Grace is a word that has been coming up in my life lately. It is among my favourite words, useful for aesthetic, spiritual, emotional, personal and even social meanings. When I hear the word, though, or speak, read, think or write it, the sense that nearly always accompanies it is of divinity, the divine. Divine grace, so-to-speak, though it seems the pairing is but a repetition. When we walk through this life with grace and dignity, we do so with bouyancy in our step…bliss courses through us.
Dave Matthews understands grace, and the loss of it. On the surface, this is a song about the debilitating ache of lost love. But that’s a bit of a cover. Apparently he introduced Grace is Gone this way at a live performance…
Dave’s a good ‘ol boy of the bayou country who’s lost his beloved step father. Perhaps he felt for him the kind of love that’s not so easily expressed between men, or by men singing about the heartbreak brought on by the death of a beloved man.
Whether it’s for a woman or a man, we all know this feeling. This loss we’ve all suffered more than once in our lives.
I need them no more
If never again they fall upon the one I so adore
Ohhhh… I’ve felt that. Nothing else matters. I’ve lost it all. A sublime grief. A silent, wracking sob.

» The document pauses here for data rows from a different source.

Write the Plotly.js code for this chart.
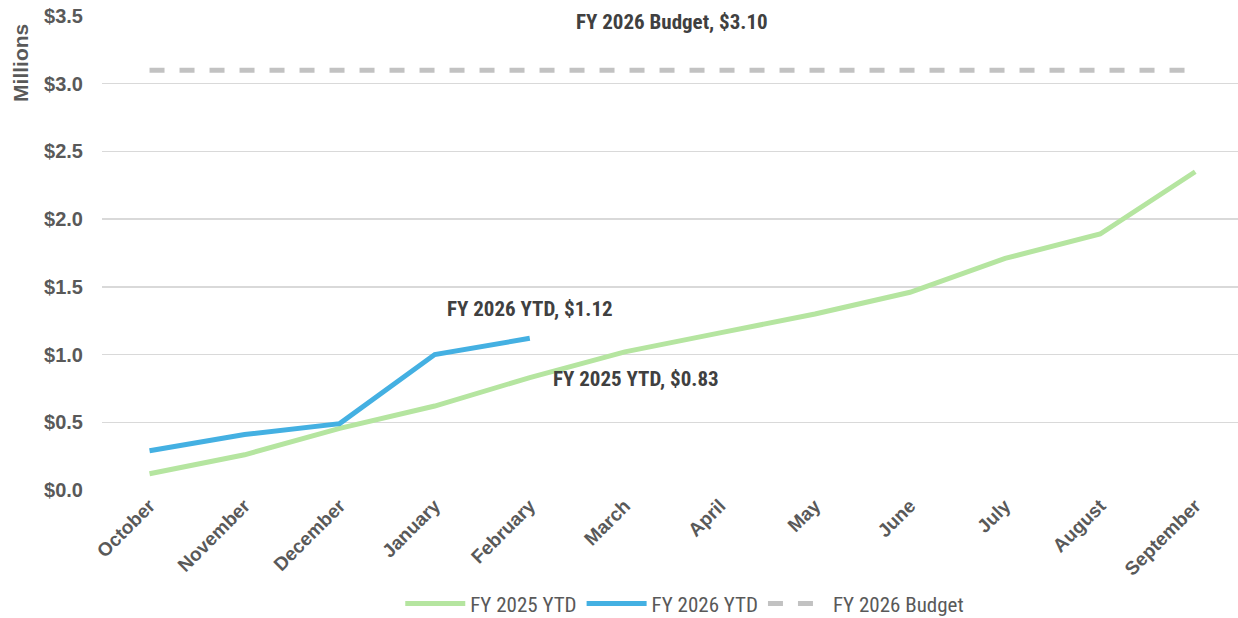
<!DOCTYPE html>
<html><head><meta charset="utf-8">
<script src="https://cdn.plot.ly/plotly-3.0.1.min.js"></script>
<style>html,body{margin:0;padding:0;background:#fff}#chart{width:1238px;height:618px}</style>
</head><body><div id="chart"></div>
<script>
const months = ["October","November","December","January","February","March","April","May","June","July","August","September"];
const fy2025 = [0.12,0.26,0.455,0.62,0.83,1.02,1.16,1.30,1.46,1.71,1.89,2.35];
const fy2026 = [0.29,0.41,0.49,1.00,1.12];
const budget = [3.10,3.10,3.10,3.10,3.10,3.10,3.10,3.10,3.10,3.10,3.10,3.10];
const yTicks = [0,0.5,1.0,1.5,2.0,2.5,3.0,3.5];
const yTickText = ["$0.0","$0.5","$1.0","$1.5","$2.0","$2.5","$3.0","$3.5"];

const grey = "#595959";
const narrow = "'Liberation Sans Narrow', 'Roboto Condensed', 'Liberation Sans', sans-serif";
const traces = [
  {x: months, y: fy2025, name: "FY 2025 YTD", type: "scatter", mode: "lines",
   line: {color: "#b5e5a0", width: 5}},
  {x: months.slice(0, fy2026.length), y: fy2026, name: "FY 2026 YTD", type: "scatter", mode: "lines",
   line: {color: "#44b0e2", width: 5}},
  {x: months, y: budget, name: "FY 2026 Budget", type: "scatter", mode: "lines",
   line: {color: "#c2c2c2", width: 5, dash: "dash"}}
];
const layout = {
  width: 1238, height: 618,
  margin: {l: 102, r: 0, t: 16, b: 128, autoexpand: false},
  paper_bgcolor: "#fff", plot_bgcolor: "#fff",
  showlegend: true,
  legend: {orientation: "h", x: 0.513, xanchor: "center", y: -0.24, yanchor: "middle",
    itemwidth: 60,
    font: {family: narrow, size: 21, color: grey}, traceorder: "normal"},
  xaxis: {type: "category", range: [-0.5, 11.45], tickangle: -45, showgrid: false,
    zeroline: false, showline: false, ticks: "", automargin: false,
    tickfont: {family: "'Liberation Sans', Arial, sans-serif", size: 19, color: grey, weight: "bold"}},
  yaxis: {range: [0, 3.5], tickvals: yTicks, ticktext: yTickText, showgrid: true,
    gridcolor: "#d9d9d9", gridwidth: 1.5, zeroline: false, showline: false, ticks: "",
    ticklabelstandoff: 18, automargin: false,
    tickfont: {family: "'Liberation Sans', Arial, sans-serif", size: 20, color: grey, weight: "bold"}},
  annotations: [
    {text: "Millions", textangle: -90, xref: "paper", yref: "paper", x: -0.072, y: 0.988,
     xanchor: "center", yanchor: "top", showarrow: false,
     font: {family: "'Liberation Sans', Arial, sans-serif", size: 21, color: grey, weight: "bold"}},
    {text: "FY 2026 Budget, $3.10", xref: "x", yref: "y", x: 5.5, y: budget[5], yshift: 48,
     showarrow: false, font: {family: narrow, size: 21, color: "#404040", weight: "bold"}},
    {text: "FY 2026 YTD, $1.12", xref: "x", yref: "y", x: 4, y: fy2026[4], yshift: 29,
     showarrow: false, font: {family: narrow, size: 21, color: "#404040", weight: "bold"}},
    {text: "FY 2025 YTD, $0.83", xref: "x", yref: "y", x: 4, y: fy2025[4], xshift: 106, yshift: -1,
     showarrow: false, font: {family: narrow, size: 21, color: "#404040", weight: "bold"}}
  ]
};
Plotly.newPlot("chart", traces, layout, {displayModeBar: false, staticPlot: true});
</script></body></html>
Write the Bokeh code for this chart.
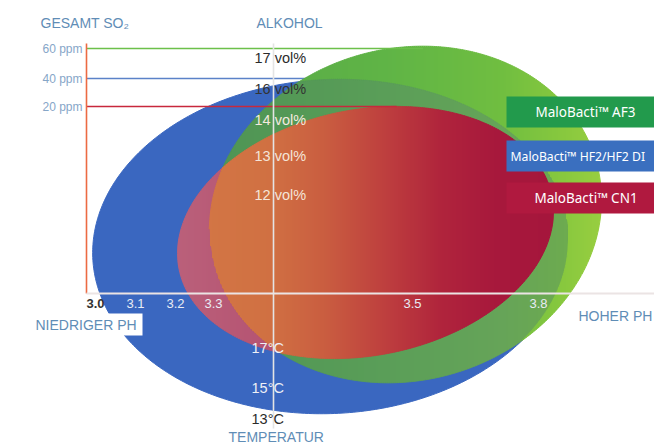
import numpy as np
from bokeh.plotting import figure
from bokeh.models import Range1d, ColumnDataSource
from bokeh.core.properties import value
from bokeh.embed import file_html
from bokeh.resources import INLINE

# ---------------- data ----------------
strains = ["MaloBacti\u2122 AF3", "MaloBacti\u2122 HF2/HF2 DI", "MaloBacti\u2122 CN1"]
strain_so2 = ["60 ppm", "40 ppm", "20 ppm"]
so2_ticks = ["60 ppm", "40 ppm", "20 ppm"]
alcohol_ticks = ["17 vol%", "16 vol%", "14 vol%", "13 vol%", "12 vol%"]
temp_ticks = ["17\u00b0C", "15\u00b0C", "13\u00b0C"]
ph_ticks = ["3.0", "3.1", "3.2", "3.3", "3.5", "3.8"]

# tolerance zones in schematic chart units (AF3, HF2, CN1)
zone_cx = [405, 330, 365]
zone_cy = [214, 246, 232]
zone_rx = [198, 238, 190]
zone_ry = [166, 167, 123]
zone_tilt = [15, 3, 11]

# ---------------- layout (schematic positions) ----------------
so2_pos = [48, 78, 106]
alc_pos = [57, 88, 119, 155, 194]
temp_pos = [347, 387, 418]
ph_pos = [95, 135, 175, 213, 412, 538]
SO2_X, ALC_X, PH_Y = 86, 273, 293
W, H = 654, 445

HEAD = "#5f8db6"
FONT = value("Liberation Sans")

p = figure(width=W, height=H, x_range=Range1d(0, W), y_range=Range1d(H, 0),
           output_backend="svg", toolbar_location=None, min_border=0,
           x_axis_location=None, y_axis_location=None)
p.grid.visible = False
p.outline_line_color = None
p.background_fill_color = "white"
p.border_fill_color = "white"


def ell_funcs(i):
    cx, cy, a, b = zone_cx[i], zone_cy[i], zone_rx[i], zone_ry[i]
    th = np.radians(zone_tilt[i])
    c, s = np.cos(th), np.sin(th)
    A = s * s / a ** 2 + c * c / b ** 2
    k = 2 * c * s * (1 / b ** 2 - 1 / a ** 2)
    Cq = c * c / a ** 2 + s * s / b ** 2
    Wd = np.sqrt(a * a * c * c + b * b * s * s)

    def yr(x):
        dx = np.asarray(x, dtype=float) - cx
        B = k * dx
        C = Cq * dx * dx - 1
        r = np.sqrt(np.clip(B * B - 4 * A * C, 0, None))
        return cy + (-B - r) / (2 * A), cy + (-B + r) / (2 * A)

    return yr, cx - Wd, cx + Wd


def outline(i, n=400):
    th = np.radians(zone_tilt[i])
    t = np.linspace(0, 2 * np.pi, n)
    x = zone_cx[i] + zone_rx[i] * np.cos(t) * np.cos(th) + zone_ry[i] * np.sin(t) * np.sin(th)
    y = zone_cy[i] - zone_rx[i] * np.cos(t) * np.sin(th) + zone_ry[i] * np.sin(t) * np.cos(th)
    return x, y


def interp(t, stops):
    ts = [s[0] for s in stops]
    return tuple(float(np.interp(t, ts, [s[1][ch] for s in stops])) for ch in range(3))


def hexc(rgb):
    return "#%02x%02x%02x" % tuple(int(round(min(255, max(0, v)))) for v in rgb)


F = [ell_funcs(i) for i in range(3)]


def layer_pieces(li, below, colorfn, step=2):
    yr, xl, xr = F[li]
    inner = np.arange(np.ceil(xl / step) * step, xr, step)
    inner = inner[(inner > xl + 0.3) & (inner < xr - 0.3)]
    edges = np.concatenate([[xl], inner, [xr]])
    xs_all, ys_all, cols = [], [], []
    for x0, x1 in zip(edges[:-1], edges[1:]):
        xx = np.linspace(x0, x1, 4)
        xm = (x0 + x1) / 2
        lo, hi = yr(xx)
        lom, him = yr(xm)
        bps = []
        for j in below:
            yrj, xlj, xrj = F[j]
            if xm <= xlj or xm >= xrj:
                continue
            ljm, hjm = yrj(xm)
            lj, hj = yrj(np.clip(xx, xlj, xrj))
            for cm, cc in ((ljm, lj), (hjm, hj)):
                if lom < cm < him:
                    bps.append((float(cm), cc))
        bps.sort(key=lambda q: q[0])
        curves = [(float(lom), lo)] + bps + [(float(him), hi)]
        t = (xm - xl) / (xr - xl)
        for k in range(len(curves) - 1):
            ya_m, ya = curves[k]
            yb_m, yb = curves[k + 1]
            ymid = (ya_m + yb_m) / 2
            cover = set()
            for j in below:
                yrj, xlj, xrj = F[j]
                if xlj < xm < xrj:
                    l2, h2 = yrj(xm)
                    if l2 < ymid < h2:
                        cover.add(j)
            col = hexc(colorfn(t, cover))
            ya_c = np.clip(ya, lo, hi)
            yb_c = np.clip(yb, lo, hi)
            xs_all.append(list(np.concatenate([xx, xx[::-1]])))
            ys_all.append(list(np.concatenate([ya_c, yb_c[::-1]])))
            cols.append(col)
    return ColumnDataSource(dict(xs=xs_all, ys=ys_all, c=cols))


BLUE = (58, 103, 192)
green_white = [(0.0, (88, 168, 72)), (0.45, (95, 180, 70)), (0.75, (112, 190, 64)),
               (0.9, (135, 200, 62)), (1.0, (152, 206, 64))]
green_blue = [(0.0, (78, 148, 84)), (0.45, (90, 158, 88)), (0.75, (102, 164, 88)),
              (0.9, (108, 170, 80)), (1.0, (118, 178, 74))]
red_green = [(0.0, (212, 120, 70)), (0.25, (208, 112, 66)), (0.4, (201, 92, 64)),
             (0.55, (190, 64, 62)), (0.7, (176, 36, 60)), (0.85, (167, 24, 60)),
             (1.0, (165, 22, 60))]
red_blue = [(0.0, (186, 96, 122)), (0.3, (180, 80, 112)), (0.6, (172, 50, 90)),
            (1.0, (165, 25, 65))]


def green_col(t, cover):
    return interp(t, green_blue if 1 in cover else green_white)


def red_col(t, cover):
    return interp(t, red_green if 0 in cover else red_blue)


line_cols = ["#6cc04a", "#5b82c8", "#c8283c"]


def so2_line(i):
    ox, oy = outline(i, 2000)
    k = int(np.argmin(oy))
    yy = so2_pos[so2_ticks.index(strain_so2[i])]
    p.segment(x0=[SO2_X], y0=[yy], x1=[ox[k]], y1=[yy], line_color=line_cols[i], line_width=1.6)


# blue zone (HF2)
bx, by = outline(1)
p.patch(list(bx), list(by), fill_color=hexc(BLUE), line_color=hexc(BLUE), line_width=1)
so2_line(1)

# green zone (AF3) over blue
gsrc = layer_pieces(0, [1], green_col)
p.patches("xs", "ys", source=gsrc, fill_color="c", line_color="c", line_width=1)

# red zone (CN1) over both
rsrc = layer_pieces(2, [1, 0], red_col)
p.patches("xs", "ys", source=rsrc, fill_color="c", line_color="c", line_width=1)

so2_line(0)
so2_line(2)

# axes
p.segment(x0=[SO2_X], y0=[43], x1=[SO2_X], y1=[PH_Y], line_color="#ec6a43", line_width=1.6)
p.segment(x0=[ALC_X], y0=[43], x1=[ALC_X], y1=[428], line_color="#e4e4e4", line_width=1.6)
p.segment(x0=[SO2_X], y0=[PH_Y], x1=[W], y1=[PH_Y], line_color="#ebe4e4", line_width=2)

# white label plate behind low-pH caption
p.quad(left=[28], right=[142], top=[313], bottom=[335], fill_color="white", line_color=None)

# headings
p.text(x=[40, 256], y=[22, 22], text=["GESAMT SO\u2082", "ALKOHOL"], text_color=HEAD,
       text_font=FONT, text_font_size="14px", text_baseline="middle")
p.text(x=[35], y=[324], text=["NIEDRIGER  PH"], text_color=HEAD, text_font=FONT,
       text_font_size="14px", text_baseline="middle")
p.text(x=[578], y=[315], text=["HOHER PH"], text_color=HEAD, text_font=FONT,
       text_font_size="14px", text_baseline="middle")
p.text(x=[228], y=[436], text=["TEMPERATUR"], text_color=HEAD, text_font=FONT,
       text_font_size="14px", text_baseline="middle")

# SO2 tick labels
p.text(x=[82] * 3, y=so2_pos, text=so2_ticks, text_color="#86a6c8", text_font=FONT,
       text_font_size="12px", text_baseline="middle", text_align="right")

# alcohol labels
alc_cols = ["#2b2b2b", "#333333", "#f4e9df", "#f4e4d8", "#f4e4d8"]
p.text(x=[254] * 5, y=alc_pos, text=alcohol_ticks, text_color=alc_cols, text_font=FONT,
       text_font_size="14.5px", text_baseline="middle")

# temperature labels
temp_cols = ["#eef0f6", "#eef0f6", "#2b2b2b"]
p.text(x=[251] * 3, y=temp_pos, text=temp_ticks, text_color=temp_cols, text_font=FONT,
       text_font_size="14.5px", text_baseline="middle")

# pH labels
ph_cols = ["#333333"] + ["#e8ecf4"] * 5
ph_weight = ["bold"] + ["normal"] * 5
src_ph = ColumnDataSource(dict(x=ph_pos, y=[303] * 6, t=ph_ticks, c=ph_cols, w=ph_weight))
p.text(x="x", y="y", text="t", text_color="c", text_font_style="w", source=src_ph,
       text_font=FONT, text_font_size="13px", text_baseline="middle", text_align="center")

# legend boxes
box_cols = ["#229a4c", "#3a6fbf", "#b0193f"]
box_top = [96, 140, 182]
box_h = 31
p.quad(left=[506] * 3, right=[W + 10] * 3, top=box_top, bottom=[t + box_h for t in box_top],
       fill_color=box_cols, line_color=None)
p.text(x=[535, 510, 534], y=[t + box_h / 2 for t in box_top], text=strains,
       text_color="white", text_font=value("Noto Sans"),
       text_font_size=["13.5px", "12.2px", "13.5px"], text_baseline="middle")

open("out.html", "w").write(file_html(p, INLINE))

You stumble through the days. The floors not level; the walls not plumb: the world off-kilter.
Could you make it strong
Cause I don’t need to think
She broke my heart
My grace is gone
One more drink and I’ll move on
The band recorded this song along with a collection of others. Entitled “The Lillywhite Sessions,” the record was not released, the thinking being the songs were too depressing. Nonetheless, the recording got out and the resulting bootleg became so popular the band re-recorded the songs and released them as the album, Busted Stuff.
There is a difference between ‘depressing’ and beautifully rendered sorrow. We are uplifted by the stories of our travels through grief. It’s how we find our way back to grace.
For now, though, one more drink, please.